Дорогая мама, писем больше писать тебе не смогу. Думал, думал и решил все–таки сообщить тебе: нас скоро отправят в Чечню. Там снова возобновились боевые действия, нужно пополнение, и всех отправляют туда. Но ты не волнуйся, мы стоим сейчас где–то у черта на куличках, где про войну и не слышали, а потом связь — всегда при штабе, всегда в тылу. Это правда. Так что ты не волнуйся, меня не убьют. Можно даже сказать, что я еду в санаторий на свежий воздух — природа здесь просто замечательная. Всем привет. Целую вас обоих».

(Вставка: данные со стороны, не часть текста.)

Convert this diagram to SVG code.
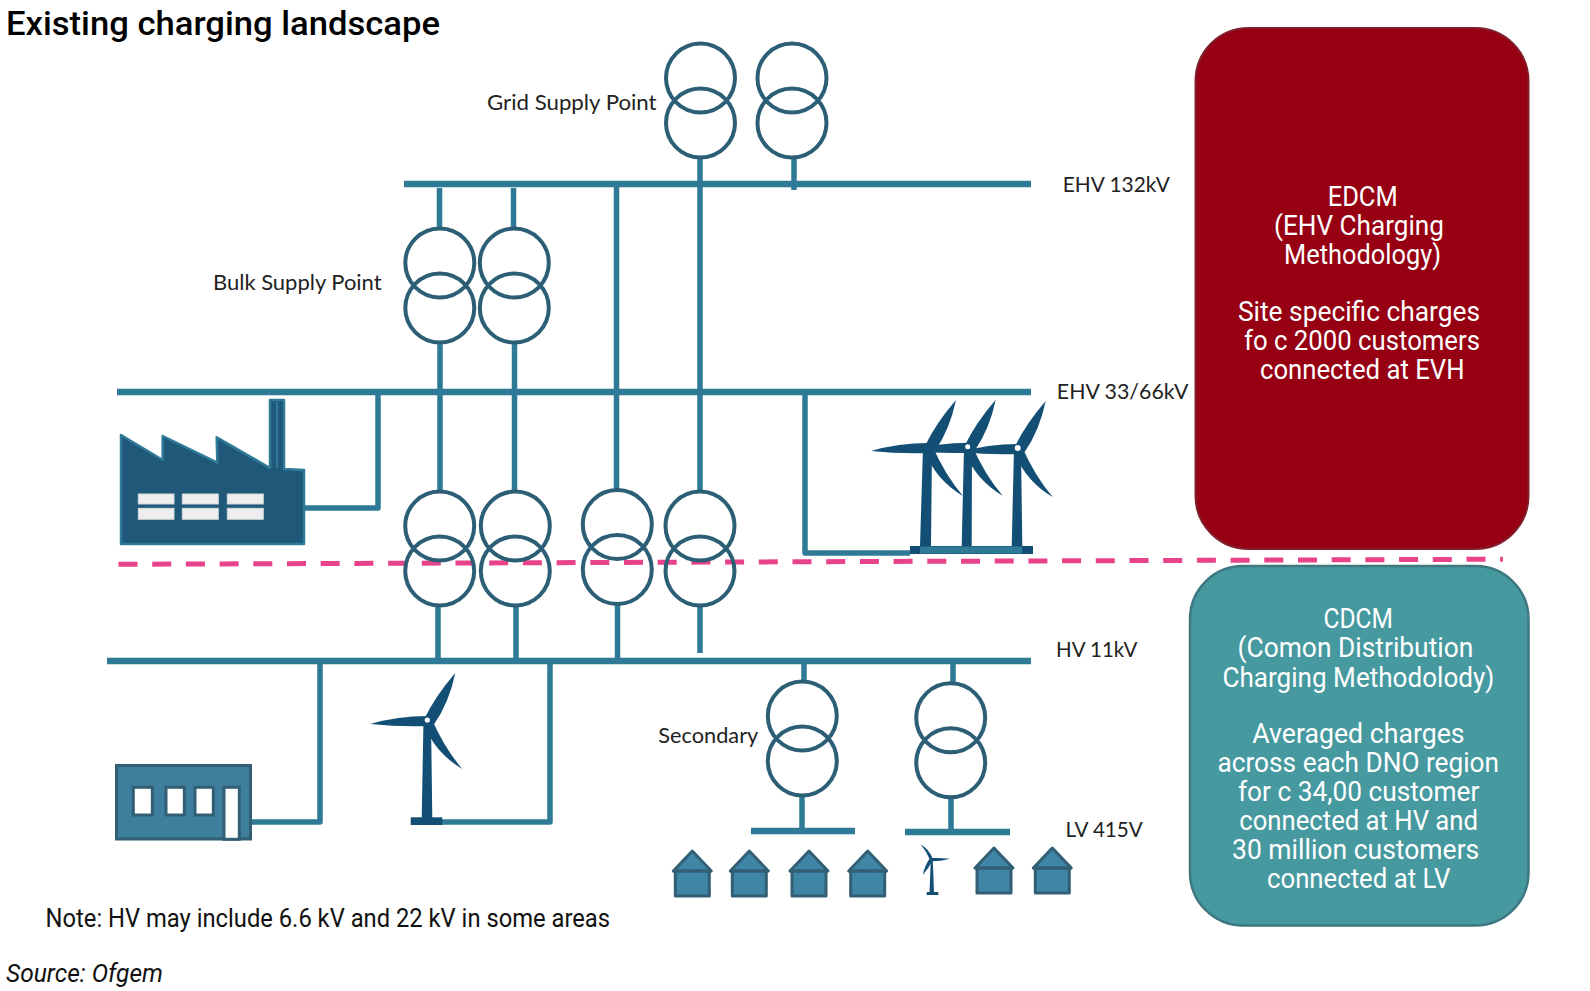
<svg xmlns="http://www.w3.org/2000/svg" xmlns:xlink="http://www.w3.org/1999/xlink" width="1590" height="991" viewBox="0 0 1590 991">
<style>
.bus{stroke:#2f7a96;stroke-width:6.5;fill:none}
.wire{stroke:#2f7a96;stroke-width:5.5;fill:none;stroke-linejoin:round}
.coil{stroke:#2c5f75;stroke-width:4;fill:none}
.dark{fill:#134f74}
.house{fill:#3f85a5;stroke:#335f74;stroke-width:3;stroke-linejoin:round}
.lbl{font-family:Lato,"Liberation Sans",sans-serif;font-size:21px;fill:#222}
.din{font-family:Roboto,"Liberation Sans",sans-serif;font-size:27px;fill:#fff}
.plain{font-family:Roboto,"Liberation Sans",sans-serif;font-size:25px;fill:#111}
.win{fill:#fff;stroke:#335f74;stroke-width:3}
</style>
<defs>
<g id="blades" class="dark">
<path d="M1,-4 Q-30,-4 -57,4 Q-28,7 1,6 Z"/>
<path d="M-3,-1 Q8,-24 28,-47 Q22,-18 7,4 Z"/>
<path d="M4,-2 Q17,28 35,49 Q8,33 -3,5 Z"/>
</g>
<g id="tfm">
<circle class="coil" cx="0" cy="0" r="34.500"/>
<circle class="coil" cx="0" cy="45" r="34.500"/>
</g>
<g id="hs">
<path class="house" d="M-19,20 L0,0 L19,20 L17,20 L17,45 L-17,45 L-17,20 Z"/>
<path d="M-19,20H19" stroke="#335f74" stroke-width="3.500"/>
</g>
</defs>
<rect width="1590" height="991" fill="#fff"/>
<g id="connectors">
<path class="bus" d="M404,184H1031M117,392H1031M107,661H1031M751,831H855M905,832H1010"/>
<path class="wire" d="M700,158V491M794,158V190M616.500,184V490M439.500,188V228M513.500,188V228M440,343V492M514.500,343V492M438,607V661M516,607V661M617.500,605V661M700,607V653M804,661V681M953,661V683M802,796V831M951,798V832M378,392V508H304M805,392V553H910M320,661V822H252M550,661V822H442"/>
<path d="M118.500,564.300L1503,559.200" stroke="#e8438a" stroke-width="5" stroke-dasharray="19 14.700" fill="none"/>
</g>
<g id="gsp-1"><use xlink:href="#tfm" href="#tfm" x="700.500" y="78"/></g>
<g id="gsp-2"><use xlink:href="#tfm" href="#tfm" x="792" y="78"/></g>
<g id="bsp-1"><use xlink:href="#tfm" href="#tfm" x="439.800" y="263"/></g>
<g id="bsp-2"><use xlink:href="#tfm" href="#tfm" x="514.300" y="263"/></g>
<g id="primary-1"><use xlink:href="#tfm" href="#tfm" x="439.700" y="526"/></g>
<g id="primary-2"><use xlink:href="#tfm" href="#tfm" x="515.300" y="526"/></g>
<g id="primary-3"><use xlink:href="#tfm" href="#tfm" x="617.300" y="524.500"/></g>
<g id="primary-4"><use xlink:href="#tfm" href="#tfm" x="700" y="526"/></g>
<g id="secondary-1"><use xlink:href="#tfm" href="#tfm" x="802.300" y="716"/></g>
<g id="secondary-2"><use xlink:href="#tfm" href="#tfm" x="950.700" y="717.700"/></g>
<g id="factory">
<path d="M121,435L162.700,460V436L217.300,462.700L216.700,437.300L270,468V400H284V469L304,470V544H121Z" fill="#1f5878" stroke="#2f7a96" stroke-width="2.500" stroke-linejoin="round"/>
<path d="M277,402V468" stroke="#2f7a96" stroke-width="2"/>
<g fill="#eee" stroke="#cfd6da" stroke-width="1">
<rect x="138.300" y="494" width="35.700" height="10"/><rect x="138.300" y="508.300" width="35.700" height="11"/>
<rect x="182.300" y="494" width="36" height="10"/><rect x="182.300" y="508.300" width="36" height="11"/>
<rect x="227.300" y="494" width="36" height="10"/><rect x="227.300" y="508.300" width="36" height="11"/>
</g>
</g>
<g id="wind-farm">
<path class="dark" d="M923,447H932L931,546H920ZM964,447H972L971.700,546H961.700ZM1014,448H1021L1022.300,546H1011.700Z"/>
<rect class="dark" x="910" y="546" width="123" height="8"/>
<rect x="920" y="546.500" width="102" height="7" fill="#2f7a96"/>
<use xlink:href="#blades" href="#blades" x="928" y="447"/>
<use xlink:href="#blades" href="#blades" x="967.700" y="446.700"/>
<use xlink:href="#blades" href="#blades" x="1017.700" y="448"/>
<circle cx="967.700" cy="446.700" r="2.500" fill="#fff"/><circle cx="1017.700" cy="448" r="3" fill="#fff"/>
</g>
<g id="hv-turbine">
<path class="dark" d="M423.500,720H431L432.300,818H421.700Z"/>
<rect class="dark" x="410.700" y="817.300" width="31.600" height="7.700"/>
<use xlink:href="#blades" href="#blades" x="427.300" y="720"/>
<circle cx="427.300" cy="720" r="2.600" fill="#fff"/>
</g>
<g id="hv-building">
<rect x="116.500" y="765.500" width="134" height="73.500" fill="#3f7f9e" stroke="#335f74" stroke-width="3"/>
<rect class="win" x="133.300" y="787.300" width="19" height="27.700"/>
<rect class="win" x="166" y="787.300" width="18.300" height="27.700"/>
<rect class="win" x="195" y="787.300" width="18.300" height="27.700"/>
<rect class="win" x="224" y="787.300" width="15.300" height="52"/>
</g>
<g id="houses">
<use xlink:href="#hs" href="#hs" x="692.300" y="851"/>
<use xlink:href="#hs" href="#hs" x="749.300" y="851"/>
<use xlink:href="#hs" href="#hs" x="809" y="851"/>
<use xlink:href="#hs" href="#hs" x="867.700" y="851"/>
<use xlink:href="#hs" href="#hs" x="994" y="848"/>
<use xlink:href="#hs" href="#hs" x="1052.300" y="848"/>
</g>
<g id="lv-turbine">
<use xlink:href="#blades" href="#blades" transform="translate(931.700 860) rotate(180) scale(.32)"/>
<path class="dark" d="M930.800,860H932.800L934,893H929.500Z"/>
<rect class="dark" x="926.700" y="892" width="11.600" height="3"/>
</g>
<g id="edcm">
<rect x="1195.500" y="28" width="333" height="521" rx="53" fill="#960012" stroke="#80202e" stroke-width="2"/>
<text class="din" x="1327.700" y="205.500" textLength="70" lengthAdjust="spacingAndGlyphs">EDCM</text>
<text class="din" x="1274" y="234.500" textLength="170" lengthAdjust="spacingAndGlyphs">(EHV Charging</text>
<text class="din" x="1284" y="263.600" textLength="157" lengthAdjust="spacingAndGlyphs">Methodology)</text>
<text class="din" x="1238" y="320.700" textLength="242" lengthAdjust="spacingAndGlyphs">Site specific charges</text>
<text class="din" x="1244" y="349.800" textLength="236" lengthAdjust="spacingAndGlyphs">fo c 2000 customers</text>
<text class="din" x="1260" y="379" textLength="204.500" lengthAdjust="spacingAndGlyphs">connected at EVH</text>
</g>
<g id="cdcm">
<rect x="1190" y="566" width="338.500" height="359.500" rx="53" fill="#46999f" stroke="#3d7880" stroke-width="2.500"/>
<text class="din" x="1323.500" y="628" textLength="69.500" lengthAdjust="spacingAndGlyphs">CDCM</text>
<text class="din" x="1237.500" y="657.300" textLength="235.800" lengthAdjust="spacingAndGlyphs">(Comon Distribution</text>
<text class="din" x="1222.500" y="686.700" textLength="271.900" lengthAdjust="spacingAndGlyphs">Charging Methodolody)</text>
<text class="din" x="1252.300" y="743" textLength="212.300" lengthAdjust="spacingAndGlyphs">Averaged charges</text>
<text class="din" x="1217.500" y="772" textLength="281.500" lengthAdjust="spacingAndGlyphs">across each DNO region</text>
<text class="din" x="1238" y="801" textLength="241.300" lengthAdjust="spacingAndGlyphs">for c 34,00 customer</text>
<text class="din" x="1239.300" y="830" textLength="238.700" lengthAdjust="spacingAndGlyphs">connected at HV and</text>
<text class="din" x="1232" y="859" textLength="247.300" lengthAdjust="spacingAndGlyphs">30 million customers</text>
<text class="din" x="1267" y="888" textLength="183.500" lengthAdjust="spacingAndGlyphs">connected at LV</text>
</g>
<g id="labels">
<text x="6" y="35" textLength="434" lengthAdjust="spacingAndGlyphs" style="font-family:Roboto,'Liberation Sans',sans-serif;font-size:33px;font-weight:500;fill:#000">Existing charging landscape</text>
<text class="lbl" x="487" y="110" textLength="169.600" lengthAdjust="spacingAndGlyphs">Grid Supply Point</text>
<text class="lbl" x="213" y="290" textLength="168.600" lengthAdjust="spacingAndGlyphs">Bulk Supply Point</text>
<text class="lbl" x="1062.800" y="191.600" textLength="107" lengthAdjust="spacingAndGlyphs">EHV 132kV</text>
<text class="lbl" x="1056.800" y="399" textLength="131.600" lengthAdjust="spacingAndGlyphs">EHV 33/66kV</text>
<text class="lbl" x="1056" y="656.700" textLength="81.500" lengthAdjust="spacingAndGlyphs">HV 11kV</text>
<text class="lbl" x="1065.600" y="837.300" textLength="77.200" lengthAdjust="spacingAndGlyphs">LV 415V</text>
<text class="lbl" x="658.300" y="743.300" textLength="100" lengthAdjust="spacingAndGlyphs">Secondary</text>
<text class="plain" x="45.600" y="926.700" textLength="564.400" lengthAdjust="spacingAndGlyphs">Note: HV may include 6.6 kV and 22 kV in some areas</text>
<text class="plain" x="6" y="981.700" textLength="157" lengthAdjust="spacingAndGlyphs" font-style="italic">Source: Ofgem</text>
</g>
</svg>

На конверте я рисую транспарант и пишу на нем «Привет, гражданка!» Ниже — «Почтальон, шевели ногами». Разрисовываю различными войсковыми звездочками и петличками и несу в штаб.
В штабе горит свет. Какие–то пьяные офицеры курят около «бабочки». Меня не трогают. Дежурный по полку совсем пьян. Я отдаю ему письмо. Он берет конверт и небрежно кидает его на стопку таких же писем, которые ему принесли за вечер. Мое — последнее, мне некогда было писать, меня били.

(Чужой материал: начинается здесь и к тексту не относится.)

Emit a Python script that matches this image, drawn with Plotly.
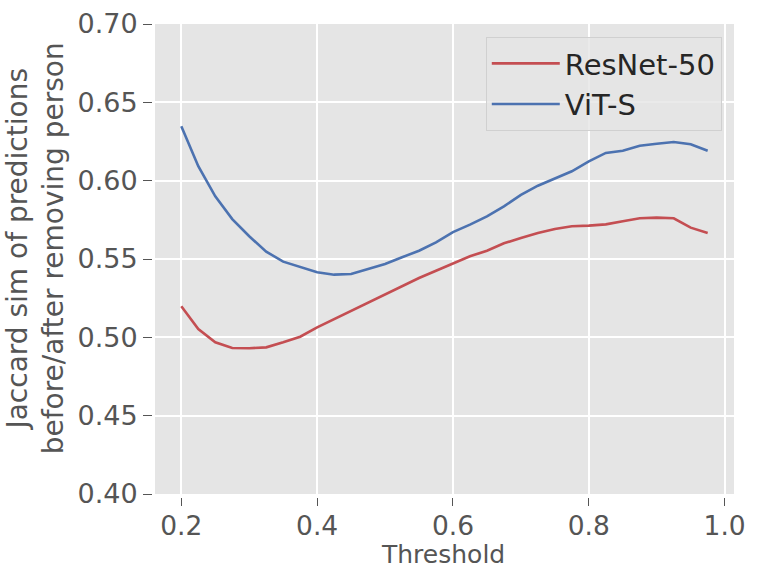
import plotly.graph_objects as go

thresholds = [0.200, 0.225, 0.250, 0.275, 0.300, 0.325, 0.350, 0.375, 0.400, 0.425,
              0.450, 0.475, 0.500, 0.525, 0.550, 0.575, 0.600, 0.625, 0.650, 0.675,
              0.700, 0.725, 0.750, 0.775, 0.800, 0.825, 0.850, 0.875, 0.900, 0.925,
              0.950, 0.975]

resnet50 = [0.5198, 0.5053, 0.4968, 0.4932, 0.4930, 0.4936, 0.4968, 0.5004, 0.5064, 0.5117,
            0.5170, 0.5223, 0.5277, 0.5330, 0.5379, 0.5425, 0.5470, 0.5517, 0.5553, 0.5600,
            0.5634, 0.5666, 0.5692, 0.5709, 0.5713, 0.5721, 0.5741, 0.5760, 0.5764, 0.5760,
            0.5700, 0.5666]

vit_s = [0.6347, 0.6092, 0.5900, 0.5755, 0.5645, 0.5547, 0.5483, 0.5447, 0.5415, 0.5400,
         0.5404, 0.5436, 0.5468, 0.5511, 0.5553, 0.5606, 0.5672, 0.5719, 0.5772, 0.5836,
         0.5909, 0.5968, 0.6015, 0.6060, 0.6123, 0.6177, 0.6191, 0.6223, 0.6236, 0.6247,
         0.6232, 0.6191]

x_ticks = [0.2, 0.4, 0.6, 0.8, 1.0]
x_tick_labels = ["0.2", "0.4", "0.6", "0.8", "1.0"]
y_ticks = [0.40, 0.45, 0.50, 0.55, 0.60, 0.65, 0.70]
y_tick_labels = ["0.40", "0.45", "0.50", "0.55", "0.60", "0.65", "0.70"]

FONT = "DejaVu Sans"
TICK_COLOR = "#555555"

fig = go.Figure()
fig.add_trace(go.Scatter(x=thresholds, y=resnet50, mode="lines", name="ResNet-50",
                         line=dict(color="#C44E52", width=2.6)))
fig.add_trace(go.Scatter(x=thresholds, y=vit_s, mode="lines", name="ViT-S",
                         line=dict(color="#4C72B0", width=2.6)))

fig.update_layout(
    width=762, height=585,
    margin=dict(l=152, r=28, t=24, b=88, pad=0, autoexpand=False),
    paper_bgcolor="white",
    plot_bgcolor="#E5E5E5",
    font=dict(family=FONT, color=TICK_COLOR),
    showlegend=True,
    legend=dict(
        x=0.979, y=0.9725, xanchor="right", yanchor="top",
        bgcolor="rgba(229,229,229,0.8)", bordercolor="#D0D0D0", borderwidth=1,
        font=dict(family=FONT, size=29, color="#262626"),
        itemwidth=68,
    ),
    xaxis=dict(
        domain=[0.00515, 1.0],
        range=[0.16125, 1.01375],
        anchor="free", position=0.0, automargin=False,
        tickmode="array", tickvals=x_ticks, ticktext=x_tick_labels,
        ticks="outside", ticklen=8, tickwidth=1.3, tickcolor=TICK_COLOR,
        tickfont=dict(family=FONT, size=26.5, color=TICK_COLOR),
        ticklabelstandoff=-3,
        showgrid=True, gridcolor="white", gridwidth=1.6,
        zeroline=False, showline=False,
    ),
    yaxis=dict(
        domain=[0.00634, 1.0],
        range=[0.40, 0.70],
        anchor="free", position=0.0, automargin=False,
        tickmode="array", tickvals=y_ticks, ticktext=y_tick_labels,
        ticks="outside", ticklen=9, tickwidth=1.3, tickcolor=TICK_COLOR,
        tickfont=dict(family=FONT, size=27, color=TICK_COLOR),
        showgrid=True, gridcolor="white", gridwidth=1.6,
        zeroline=False, showline=False,
    ),
    annotations=[
        dict(text="Threshold", xref="paper", yref="paper", x=0.5, y=-0.121,
             xanchor="center", yanchor="middle", showarrow=False,
             font=dict(family=FONT, size=25, color=TICK_COLOR)),
        dict(text="Jaccard sim of predictions<br>before/after removing person",
             xref="paper", yref="paper", x=-0.2, y=0.525, textangle=-90,
             xanchor="center", yanchor="middle", showarrow=False,
             font=dict(family=FONT, size=28, color=TICK_COLOR)),
    ],
)

fig.write_html("out.html", config={"displayModeBar": False},
               post_script="document.body.style.margin='0';")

Мне жалко отправлять его, мне кажется, что вместе с ним я отправляю и частичку себя. Все, что происходит здесь, должно здесь и оставаться. Мой страх, моя тоска, мои избиения и стоны — они принадлежат только этому миру и не должны уходить из этой степи. Там мой страх и тоска затеряются посреди залитого огнями города с его дискотеками и барами, потеряют вес и станут никчемными. Моя смерть страшна только мне и только здесь, там она не волнует никого.

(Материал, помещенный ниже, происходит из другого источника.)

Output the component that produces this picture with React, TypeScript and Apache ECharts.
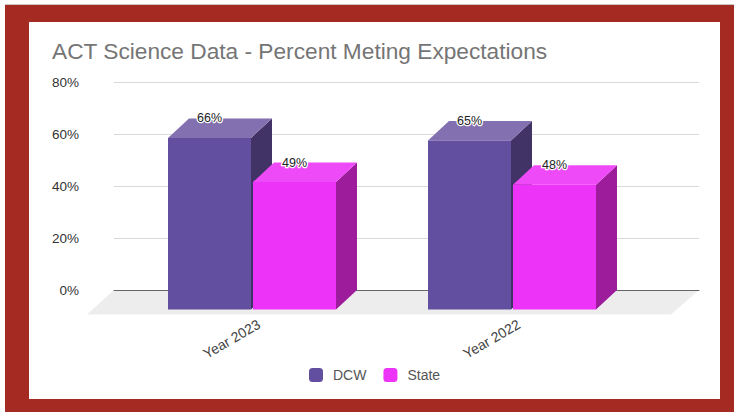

Мне вдруг невыносимо хочется домой. Тоска, ведомая только солдатам и арестантам, накатывает волной, я смотрю в черное южное небо, слушаю рев штурмовиков и плачу. Черт, что это со мной? Неужели я все еще маленький мальчик? Кисель, Кисель, где ты? Где Вовка, где вы, мужики, что с вами? Мне так хреново без вас, ребята…
На обратном пути захожу в летную столовую. Уже одиннадцать вечера, столовая закрыта, но я знаю одно окошко, в которое надо постучать.
В темноте окна появляется толстая повариха и вопросительно смотрит на меня. Я прошу у нее хлеба, говорю, что мне надо в отпуск, а мой старшина пьет водку и послал меня за закуской; если я не принесу ему еды, он не отпустит меня домой. Повариха вздыхает и уходит на кухню.
Она выносит мне буханку, несколько яиц и две остывшие котлеты. Она все поняла — и про старшину, и про отпуск, достаточно посмотреть на мою перекошенную, разбитую морду, чтобы понять, какой из меня отпускник. Она отдает мне еду и молча закрывает окно. Нас тут сотни таких, и каждую ночь мы стучимся в ее окно и просим хлеба. И каждую ночь она дает нам этот хлеб.